KindS of Blue...: Dionísio e a cerejeira

quinta-feira, 9 de junho de 2011

Dionísio e a cerejeira

Houve um tempo em que seu coração era uma tabula rasa. Não necessariamente sem qualquer experiência, como dizia Locke, mas um descompasso em uma partitura mal escrita. Inocentemente promíscuo e incapaz de discernir qualquer sentimento acima da linha de sua virilha.

Madrugada.

Todos os sons dormiram.

Para onde foi a festa daquelas ruas sujas? No meio da música pulsante e violenta, não podia ouvir o quase-sussuro que tanta falta lhe fazia. Bebeu, beijou, riu (falsamente), cantou... sem sentir nada. A vida deveria ser mesmo muito breve ali, como música de elevador - só se escuta até a próxima parada.
Aprendera desde cedo que seu laboratório era a noite; a solidão, sua amante, e o álcool seu melhor amigo.

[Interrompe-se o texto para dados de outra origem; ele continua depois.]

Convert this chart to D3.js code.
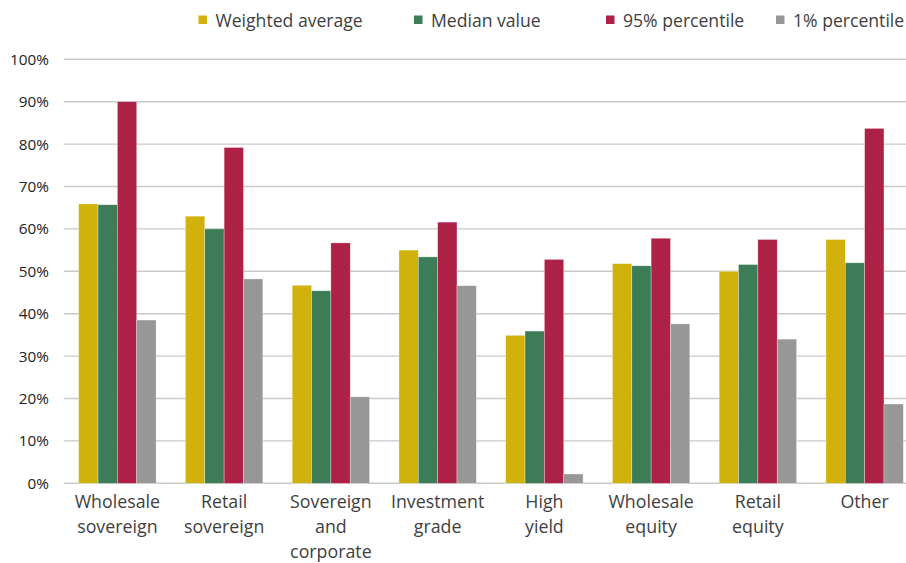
<!DOCTYPE html>
<html><head><meta charset="utf-8">
<script src="https://cdn.jsdelivr.net/npm/d3@7"></script>
<style>
html,body{margin:0;padding:0;background:#fff;}
svg{display:block;}
text{font-family:"Open Sans","Noto Sans",sans-serif;}
</style></head>
<body>
<svg id="chart" width="906" height="563"></svg>
<script>
const categories = [["Wholesale","sovereign"],["Retail","sovereign"],["Sovereign","and","corporate"],["Investment","grade"],["High","yield"],["Wholesale","equity"],["Retail","equity"],["Other"]];
const seriesNames = ["Weighted average","Median value","95% percentile","1% percentile"];
const seriesColors = ["#D1B20C","#3C7D58","#AE2146","#979797"];
const weightedAverage = [65.9, 63.0, 46.7, 55.0, 34.9, 51.8, 50.0, 57.5];
const medianValue     = [65.7, 60.0, 45.4, 53.4, 35.9, 51.3, 51.6, 52.0];
const pct95           = [90.0, 79.2, 56.7, 61.6, 52.8, 57.8, 57.5, 83.7];
const pct1            = [38.5, 48.2, 20.4, 46.6, 2.2, 37.6, 34.0, 18.7];
const yTicks = [0,10,20,30,40,50,60,70,80,90,100];

(function () {
const seriesValues = [weightedAverage, medianValue, pct95, pct1];
const svg = d3.select("#chart");
const pLeft = 64, pRight = 918, pTop = 59.3, pBottom = 483.3;

const x = d3.scaleBand().domain(d3.range(categories.length)).range([pLeft, pRight]).paddingInner(0.275).paddingOuter(0.1375);
const xs = d3.scaleBand().domain(d3.range(seriesNames.length)).range([0, x.bandwidth()]);
const y = d3.scaleLinear().domain([0, 100]).range([pBottom, pTop]);

// gridlines
svg.append("g").selectAll("line").data(yTicks).join("line")
  .attr("x1", pLeft).attr("x2", 906)
  .attr("y1", d => y(d)).attr("y2", d => y(d))
  .attr("stroke", "#c9c9c9").attr("stroke-width", 1.4);

// y axis labels
const yAxis = d3.axisLeft(y).tickValues(yTicks).tickFormat(d => d + "%").tickSize(0).tickPadding(15);
const ya = svg.append("g").attr("transform", `translate(${pLeft},0)`).call(yAxis);
ya.select(".domain").remove();
ya.selectAll("text").attr("font-size", 15.3).attr("fill", "#222").attr("font-family", "'Open Sans','Noto Sans',sans-serif");

// bars
const groups = svg.append("g").selectAll("g").data(categories).join("g")
  .attr("transform", (d, i) => `translate(${x(i)},0)`);
groups.selectAll("rect").data((d, i) => seriesValues.map((s, j) => ({v: s[i], j})))
  .join("rect")
  .attr("x", d => xs(d.j)).attr("width", xs.bandwidth())
  .attr("y", d => y(d.v)).attr("height", d => pBottom - y(d.v))
  .attr("fill", d => seriesColors[d.j])
  .attr("stroke", "#ffffff").attr("stroke-opacity", 0.5).attr("stroke-width", 0.6);

// x axis labels
const xa = svg.append("g");
categories.forEach((lines, i) => {
  const cx = x(i) + x.bandwidth() / 2;
  const t = xa.append("text").attr("x", cx).attr("y", 507.5)
    .attr("text-anchor", "middle").attr("font-size", 17.8).attr("fill", "#404040");
  lines.forEach((l, k) => t.append("tspan").attr("x", cx).attr("dy", k === 0 ? 0 : 25).text(l));
});

// legend
const legendX = [198.5, 414, 606, 776];
const lg = svg.append("g");
seriesNames.forEach((n, i) => {
  lg.append("rect").attr("x", legendX[i]).attr("y", 15.5).attr("width", 8.5).attr("height", 8.5).attr("fill", seriesColors[i]);
  lg.append("text").attr("x", legendX[i] + 17).attr("y", 26.5).attr("font-size", 17.6).attr("fill", "#404040").text(n);
});
})();
</script>
</body></html>
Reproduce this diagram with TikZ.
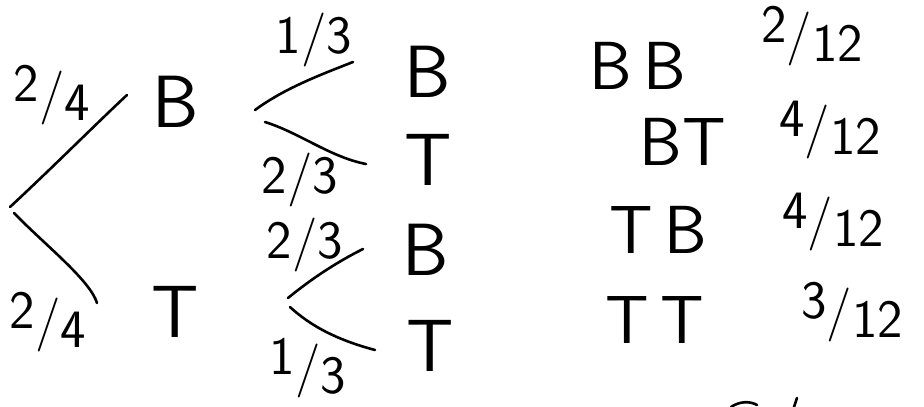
\documentclass[tikz,border=0pt]{standalone}
\usepackage{fontspec}
\tikzset{
  letter/.style={font=\sffamily\fontsize{74}{74}\selectfont, inner sep=0pt},
  pair/.style={font=\sffamily\fontsize{68}{68}\selectfont, inner sep=0pt},
  frac/.style={font=\sffamily\fontsize{54}{54}\selectfont, inner sep=0pt},
  branch/.style={line width=2.6pt, line cap=round}
}
\newcommand\hfr[2]{\raisebox{.4ex}{#1}/\raisebox{-.4ex}{#2}}
\newcommand\lfr[2]{#1/#2}
\begin{document}
\begin{tikzpicture}[x=1pt,y=-1pt]
\useasboundingbox (0,0) rectangle (924,407);
% first stage
\coordinate (r0a) at (10,207);
\coordinate (r0b) at (14,213);
\coordinate (e1) at (127,95);
\coordinate (e2) at (97,303);
\draw[branch] (r0a) .. controls (50,170) and (100,120) .. (e1);
\draw[branch] (r0b) .. controls (45,245) and (90,280) .. (e2);
\node[frac] (p1) at (52,95) {\hfr{2}{4}};
\node[frac] (p2) at (48,322) {\hfr{2}{4}};
\node[letter] (B1) at (176,102) {B};
\node[letter] (T1) at (175,312) {T};
% second stage upper
\coordinate (f1a) at (255,110);
\coordinate (f1b) at (265,122);
\coordinate (g1) at (353,62);
\coordinate (g2) at (366,164);
\draw[branch] (f1a) .. controls (285,88) and (320,75) .. (g1);
\draw[branch] (f1b) .. controls (300,133) and (330,157) .. (g2);
\node[frac] (q1) at (314,40) {\lfr{1}{3}};
\node[frac] (q2) at (300,180) {\lfr{2}{3}};
\node[letter] (B2) at (428,72) {B};
\node[letter] (T2) at (428,160) {T};
% second stage lower
\coordinate (f2a) at (288,298);
\coordinate (f2b) at (290,307);
\coordinate (g3) at (363,249);
\coordinate (g4) at (375,350);
\draw[branch] (f2a) .. controls (310,280) and (335,263) .. (g3);
\draw[branch] (f2b) .. controls (315,330) and (345,342) .. (g4);
\node[frac] (q3) at (305,245) {\lfr{2}{3}};
\node[frac] (q4) at (308,368) {\hfr{1}{3}};
\node[letter] (B3) at (426,250) {B};
\node[letter] (T3) at (430,346) {T};
% outcomes
\node[pair] (o1) at (638,66) {B\,B};
\node[pair] (o2) at (683,142) {BT};
\node[pair] (o3) at (658,230) {T\,B};
\node[pair] (o4) at (655,320) {T\,T};
\node[frac] (r1) at (812,36) {\hfr{2}{12}};
\node[frac] (r2) at (830,130) {\hfr{4}{12}};
\node[frac] (r3) at (833,222) {\hfr{4}{12}};
\node[frac] (r4) at (852,312) {\hfr{3}{12}};
% cut-off fragment at the bottom
\coordinate (c1) at (731,407);
\coordinate (c2) at (757,405);
\coordinate (c3) at (797,398);
\coordinate (c4) at (794,407);
\draw[branch] (c1) .. controls (740,401) and (750,401) .. (c2);
\draw[branch] (c3) -- (c4);
\end{tikzpicture}
\end{document}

Mas tinha de voltar pra casa, desbravar outros mares.
Queria mais.

Na semana seguinte, um aniversário a comparecer. Amigo próximo, família simpática, fotos, bolo e sorrisos...
E ela.
Não! Não era, no entanto, a irmã do amigo. Era a vizinha - segunda casa à esquerda descendo a rua - e lembrou que já a conhecia de vista. (Re)apresentações, conversa rápida, risos e logo ele achava seu porto seguro.

Escolheu não escolher mais.

Era ela!, e seu nome era o canto das sereias, a celebração de Dionísio, o vinho mais macio e caloroso.
Acertava o curso de sua vida pelas mãos dela no leme corrigido.
Pelas mãos dela escrevia nova partitura.
As mãos dela criavam a luz.
Ela e sua boca, cerejas perfeitas.
Ela... sua ilha.

Seguiram viagem entre calmarias e rodamoinhos por cinco lindos meses. Descobriu nela o ir e vir de seus beijos como uma jornada sem volta. Nadou profundamente no oceano de eternas batalhas a vencer - batalhas invisíveis para ganhar seu coração.

***

Voltou à noite, ao asfalto.
Sua viagem acabara. O tempo passou sem pedir licença e sua ilha o deixou - pela primeira vez, não fora ele a deixar um lugar.
Mas era outra pessoa agora.
Escolheu o norte. Estendeu suas velas para partir sozinho. Porém, a solidão não era mais sua companheira: tinha, agora, a memória, tesouro que nenhum pirata ou abismo oceânico lhe tomaria.

A saudade trouxe-lhe o impossível ao toque das mãos.


---------------------------------

[Texto produzido por mim na faculdade para nota da AP1 na disciplina Atelier de Produção Textual, no ano de 2010]

2 comentários:

Ana Valeska Maia disse...

Belo texto viajante pelos palcos da memória num transbordar de sensações.
Adorei.

Unknown disse...

De uma sinceridade profunda! Gostei demais!